The Metropolitan Police plans to develop a system that pulls in user generated content from smartphones as supporting evidence to CCTV footage.
The move follows the amount of footage and evidence that was supplied during the summer riots in London last year, according to the Telegraph.
During the riots that occured in metropolitan areas across the country last summer, the government is reported to have considered shutting down social networks, which may have been used by rioters to coordinate their movements.
However, talks with Twitter and Facebook convinced government officials that police improve their use of modern technology as an intelligence tool, not restrict it.
The Met Police are considering how they would use such a system and may not only issue public appeals for photographs and video, but also use it to pull content from websites such as YouTube.
A Met spokeswoman confirmed that discussions with software vendors were under way.
“As part of ongoing contingency reviews and planning we have explored a number of technical options to enhance our ability to capture high volumes of data sent to the MPS from external sources,” she said.
“We spoke to a number of companies about the solution they could offer that could best meet our needs and operational requirements.”
Ben Darby, a spokesman for StreamUK, the company that provides the BBC with its user-generated content software, Media Hub, said Met officials are concerned about how the system would cope during an emergency, such as the riots.
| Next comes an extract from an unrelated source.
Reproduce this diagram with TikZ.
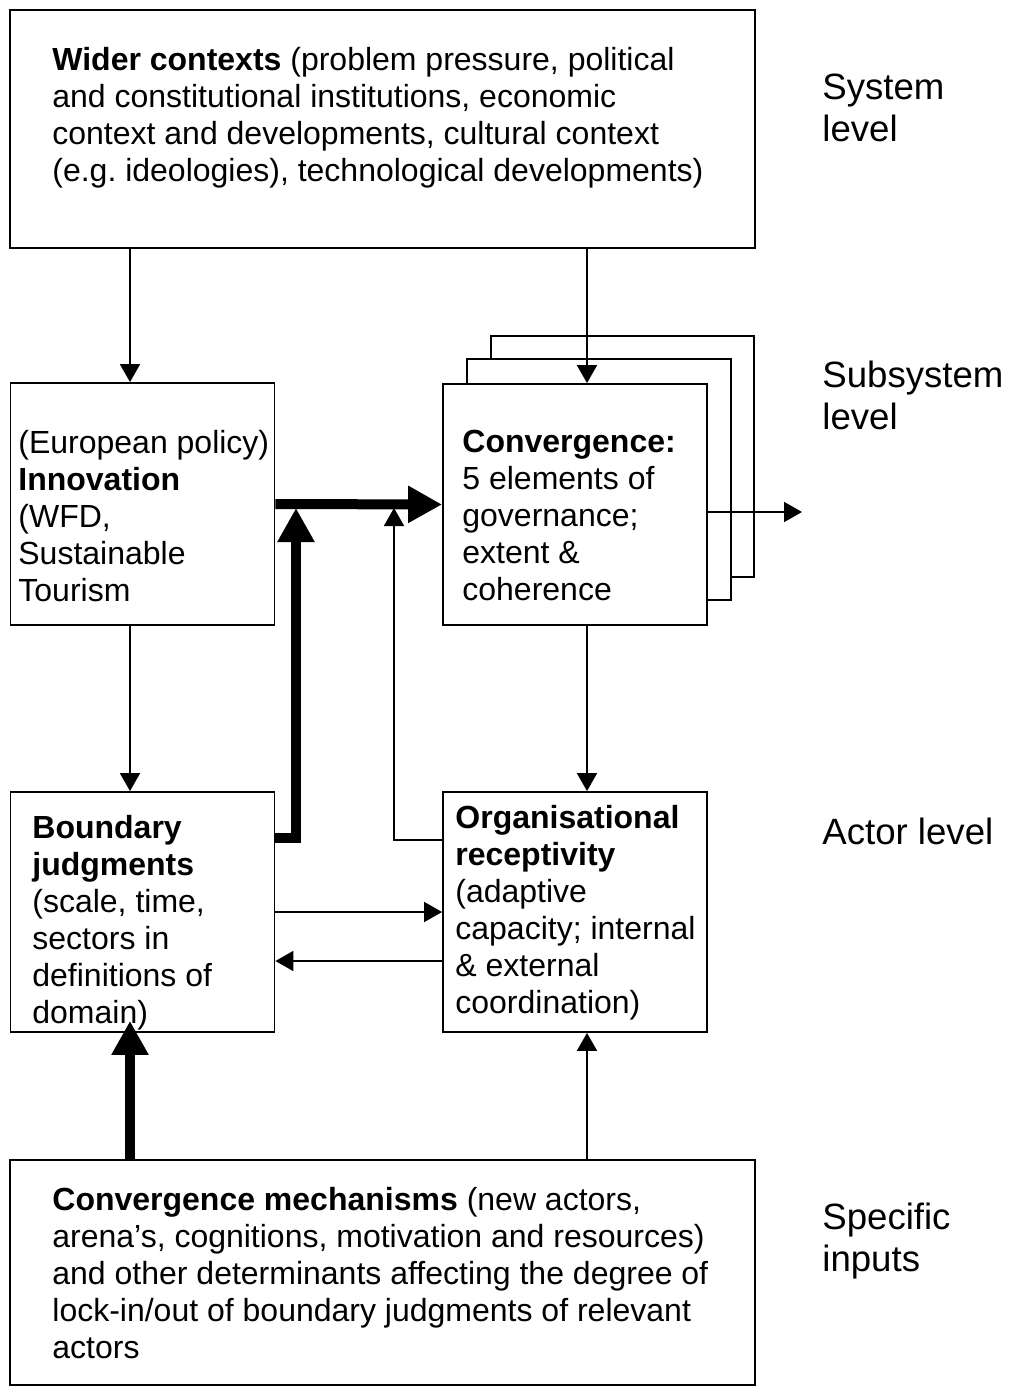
\documentclass[tikz,border=0pt]{standalone}
\usepackage{fontspec}
\setmainfont{Liberation Sans}
\usepackage{tikz}
\usetikzlibrary{arrows.meta}
\tikzset{
	box/.style={draw,line width=0.9pt,fill=white,inner sep=0pt},
	boxtext/.style={anchor=north west,inner sep=0pt,align=left,
		font=\fontsize{16}{18.5}\selectfont},
	levelnote/.style={anchor=north west,inner sep=0pt,align=left,
		font=\fontsize{18.3}{21}\selectfont},
	thin arrow/.style={line width=0.9pt,-{Triangle[length=9pt,width=10pt]}},
	thick arrow/.style={line width=5pt,-{Triangle[length=17pt,width=17.5pt]}}
}

\begin{document}
\begin{tikzpicture}[x=0.5pt,y=-0.5pt]
	\useasboundingbox (0,0) rectangle (1009,1396);
	% boxes
	\node [box,minimum width=372.5pt,minimum height=119pt] (wider) at (382.5,129) {};
	\node [box,minimum width=132pt,minimum height=121pt] (inno) at (142.5,504) {};
	\node [box,minimum width=131.5pt,minimum height=120.5pt] (conv3) at (622.5,456.5) {};
	\node [box,minimum width=132pt,minimum height=120.5pt] (conv2) at (599,479.5) {};
	\node [box,minimum width=132pt,minimum height=120.5pt] (conv) at (575,504.5) {};
	\node [box,minimum width=132pt,minimum height=120pt] (bound) at (142.5,912) {};
	\node [box,minimum width=132pt,minimum height=120pt] (org) at (575,912) {};
	\node [box,minimum width=372.5pt,minimum height=112.5pt] (mech) at (382.5,1272.5) {};
	% texts
	\node [boxtext] (widertxt) at (52,47) {\textbf{Wider contexts} (problem pressure, political\\
		and constitutional institutions, economic\\
		context and developments, cultural context\\
		(e.g.\ ideologies), technological developments)};
	\node [boxtext] (innotxt) at (18,430) {(European policy)\\ \textbf{Innovation}\\ (WFD,\\ Sustainable\\ Tourism};
	\node [boxtext] (convtxt) at (462,430) {\textbf{Convergence:}\\ 5 elements of\\ governance;\\ extent \&\\ coherence};
	\node [boxtext] (boundtxt) at (32,815) {\textbf{Boundary}\\ \textbf{judgments}\\ (scale, time,\\ sectors in\\ definitions of\\ domain)};
	\node [boxtext] (orgtxt) at (455,805) {\textbf{Organisational}\\ \textbf{receptivity}\\ (adaptive\\ capacity; internal\\ \& external\\ coordination)};
	\node [boxtext] (mechtxt) at (52,1187) {\textbf{Convergence mechanisms} (new actors,\\
		arena's, cognitions, motivation and resources)\\
		and other determinants affecting the degree of\\
		lock-in/out of boundary judgments of relevant\\
		actors};
	% levels
	\node [levelnote] (sys) at (822,74) {System\\ level};
	\node [levelnote] (subsys) at (822,361) {Subsystem\\ level};
	\node [levelnote] (actor) at (822,818) {Actor level};
	\node [levelnote] (spec) at (822,1203) {Specific\\ inputs};
	% helper points
	\coordinate (colL) at (130,0);
	\coordinate (colR) at (587,0);
	\coordinate (jA) at (296,508);
	\coordinate (jB) at (296,838);
	\coordinate (kA) at (394,508);
	\coordinate (kB) at (394,840);
	\coordinate (r1) at (0,961);
	\coordinate (out) at (802,512);
	% connectors
	\draw [thin arrow] (wider.south -| colL) -- (inno.north -| colL);
	\draw [thin arrow] (wider.south -| colR) -- (conv.north -| colR);
	\draw [thin arrow] (inno.south -| colL) -- (bound.north -| colL);
	\draw [thin arrow] (conv.south -| colR) -- (org.north -| colR);
	\draw [thin arrow] (conv.east |- out) -- (out);
	\draw [thin arrow] (org.west |- kB) -- (kB) -- (kA);
	\draw [thick arrow] (inno.east) -- (conv.west);
	\draw [thick arrow] (bound.east |- jB) -- (jB) -- (jA);
	\draw [thin arrow] (bound.east) -- (org.west);
	\draw [thin arrow] (org.west |- r1) -- (bound.east |- r1);
	\draw [thick arrow,shorten >=-6pt] (mech.north -| colL) -- (bound.south -| colL);
	\draw [thin arrow] (mech.north -| colR) -- (org.south -| colR);
\end{tikzpicture}
\end{document}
“The Met were enquiring primarily about storage and how large a platform would have to be to operate under a similar peak to the London riots,” said Darby.
“During the riots the [BBC] platform experienced a peak of 24,000 submissions, consisting of image, audio and video content.”
It was also recently revealed that the Met has rolled out a mobile device data extraction system to allow officers to extract data from suspects’ phones within the space of a few minutes, while they are in custody.